Each record that follows should be repeated exactly, minus any images.

Source code of charts:
===============

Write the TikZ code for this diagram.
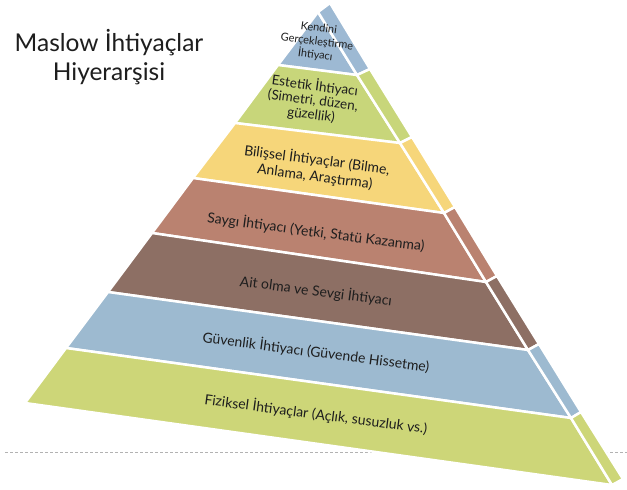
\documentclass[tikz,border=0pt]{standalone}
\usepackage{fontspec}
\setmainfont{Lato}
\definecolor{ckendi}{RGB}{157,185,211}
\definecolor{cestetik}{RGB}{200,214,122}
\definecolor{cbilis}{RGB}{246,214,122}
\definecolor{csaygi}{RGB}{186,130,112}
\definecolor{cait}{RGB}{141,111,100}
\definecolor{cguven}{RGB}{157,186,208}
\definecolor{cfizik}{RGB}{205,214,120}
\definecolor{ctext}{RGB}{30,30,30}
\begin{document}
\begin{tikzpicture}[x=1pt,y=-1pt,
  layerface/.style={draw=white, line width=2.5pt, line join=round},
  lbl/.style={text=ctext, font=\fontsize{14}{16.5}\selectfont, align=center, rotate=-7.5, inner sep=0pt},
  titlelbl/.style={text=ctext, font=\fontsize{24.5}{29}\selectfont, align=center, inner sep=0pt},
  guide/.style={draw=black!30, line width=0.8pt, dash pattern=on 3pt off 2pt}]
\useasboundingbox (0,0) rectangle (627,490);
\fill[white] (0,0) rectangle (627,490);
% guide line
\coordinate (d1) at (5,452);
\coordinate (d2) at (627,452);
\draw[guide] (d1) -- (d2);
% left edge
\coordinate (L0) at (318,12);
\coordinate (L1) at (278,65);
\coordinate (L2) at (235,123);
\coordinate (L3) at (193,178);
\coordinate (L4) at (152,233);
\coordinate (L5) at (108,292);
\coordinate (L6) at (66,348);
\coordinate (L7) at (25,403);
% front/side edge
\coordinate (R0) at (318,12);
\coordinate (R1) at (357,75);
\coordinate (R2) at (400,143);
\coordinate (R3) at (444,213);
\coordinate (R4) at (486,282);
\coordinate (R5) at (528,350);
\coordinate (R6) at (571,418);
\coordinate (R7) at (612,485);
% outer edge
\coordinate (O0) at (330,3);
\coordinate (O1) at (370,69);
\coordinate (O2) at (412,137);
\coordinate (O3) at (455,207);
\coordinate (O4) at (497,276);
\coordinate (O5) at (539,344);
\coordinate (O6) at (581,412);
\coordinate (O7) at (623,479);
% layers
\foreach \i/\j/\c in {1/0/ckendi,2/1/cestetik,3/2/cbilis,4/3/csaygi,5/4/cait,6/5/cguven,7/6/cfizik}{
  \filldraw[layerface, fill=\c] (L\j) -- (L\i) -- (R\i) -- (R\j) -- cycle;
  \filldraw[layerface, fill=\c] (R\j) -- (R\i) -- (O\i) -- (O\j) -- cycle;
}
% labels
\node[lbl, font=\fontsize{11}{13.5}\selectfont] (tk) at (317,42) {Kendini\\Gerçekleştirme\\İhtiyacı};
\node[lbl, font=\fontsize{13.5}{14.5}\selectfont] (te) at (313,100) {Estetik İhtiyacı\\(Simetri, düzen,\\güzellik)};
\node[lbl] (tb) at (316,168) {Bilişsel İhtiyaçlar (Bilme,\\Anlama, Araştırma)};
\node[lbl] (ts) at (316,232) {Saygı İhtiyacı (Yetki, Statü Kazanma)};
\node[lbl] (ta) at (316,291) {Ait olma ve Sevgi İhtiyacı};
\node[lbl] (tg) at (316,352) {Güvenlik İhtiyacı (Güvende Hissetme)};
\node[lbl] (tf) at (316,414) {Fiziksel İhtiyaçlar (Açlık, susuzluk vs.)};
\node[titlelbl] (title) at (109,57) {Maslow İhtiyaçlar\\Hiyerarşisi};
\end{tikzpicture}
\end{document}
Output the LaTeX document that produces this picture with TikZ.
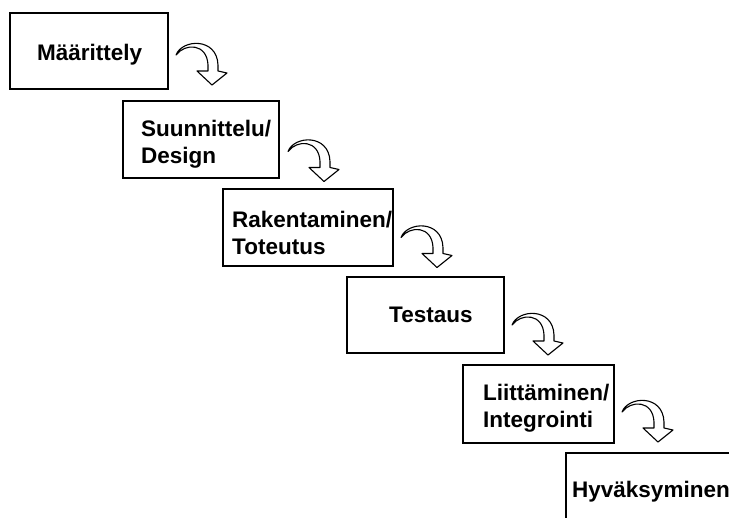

===============

- Expected answer:
Write the TikZ code for this diagram.
\documentclass[tikz,border=0pt]{standalone}
\usepackage{fontspec}
\setmainfont{Lato}
\definecolor{ckendi}{RGB}{157,185,211}
\definecolor{cestetik}{RGB}{200,214,122}
\definecolor{cbilis}{RGB}{246,214,122}
\definecolor{csaygi}{RGB}{186,130,112}
\definecolor{cait}{RGB}{141,111,100}
\definecolor{cguven}{RGB}{157,186,208}
\definecolor{cfizik}{RGB}{205,214,120}
\definecolor{ctext}{RGB}{30,30,30}
\begin{document}
\begin{tikzpicture}[x=1pt,y=-1pt,
  layerface/.style={draw=white, line width=2.5pt, line join=round},
  lbl/.style={text=ctext, font=\fontsize{14}{16.5}\selectfont, align=center, rotate=-7.5, inner sep=0pt},
  titlelbl/.style={text=ctext, font=\fontsize{24.5}{29}\selectfont, align=center, inner sep=0pt},
  guide/.style={draw=black!30, line width=0.8pt, dash pattern=on 3pt off 2pt}]
\useasboundingbox (0,0) rectangle (627,490);
\fill[white] (0,0) rectangle (627,490);
% guide line
\coordinate (d1) at (5,452);
\coordinate (d2) at (627,452);
\draw[guide] (d1) -- (d2);
% left edge
\coordinate (L0) at (318,12);
\coordinate (L1) at (278,65);
\coordinate (L2) at (235,123);
\coordinate (L3) at (193,178);
\coordinate (L4) at (152,233);
\coordinate (L5) at (108,292);
\coordinate (L6) at (66,348);
\coordinate (L7) at (25,403);
% front/side edge
\coordinate (R0) at (318,12);
\coordinate (R1) at (357,75);
\coordinate (R2) at (400,143);
\coordinate (R3) at (444,213);
\coordinate (R4) at (486,282);
\coordinate (R5) at (528,350);
\coordinate (R6) at (571,418);
\coordinate (R7) at (612,485);
% outer edge
\coordinate (O0) at (330,3);
\coordinate (O1) at (370,69);
\coordinate (O2) at (412,137);
\coordinate (O3) at (455,207);
\coordinate (O4) at (497,276);
\coordinate (O5) at (539,344);
\coordinate (O6) at (581,412);
\coordinate (O7) at (623,479);
% layers
\foreach \i/\j/\c in {1/0/ckendi,2/1/cestetik,3/2/cbilis,4/3/csaygi,5/4/cait,6/5/cguven,7/6/cfizik}{
  \filldraw[layerface, fill=\c] (L\j) -- (L\i) -- (R\i) -- (R\j) -- cycle;
  \filldraw[layerface, fill=\c] (R\j) -- (R\i) -- (O\i) -- (O\j) -- cycle;
}
% labels
\node[lbl, font=\fontsize{11}{13.5}\selectfont] (tk) at (317,42) {Kendini\\Gerçekleştirme\\İhtiyacı};
\node[lbl, font=\fontsize{13.5}{14.5}\selectfont] (te) at (313,100) {Estetik İhtiyacı\\(Simetri, düzen,\\güzellik)};
\node[lbl] (tb) at (316,168) {Bilişsel İhtiyaçlar (Bilme,\\Anlama, Araştırma)};
\node[lbl] (ts) at (316,232) {Saygı İhtiyacı (Yetki, Statü Kazanma)};
\node[lbl] (ta) at (316,291) {Ait olma ve Sevgi İhtiyacı};
\node[lbl] (tg) at (316,352) {Güvenlik İhtiyacı (Güvende Hissetme)};
\node[lbl] (tf) at (316,414) {Fiziksel İhtiyaçlar (Açlık, susuzluk vs.)};
\node[titlelbl] (title) at (109,57) {Maslow İhtiyaçlar\\Hiyerarşisi};
\end{tikzpicture}
\end{document}
Output the LaTeX document that produces this picture with TikZ.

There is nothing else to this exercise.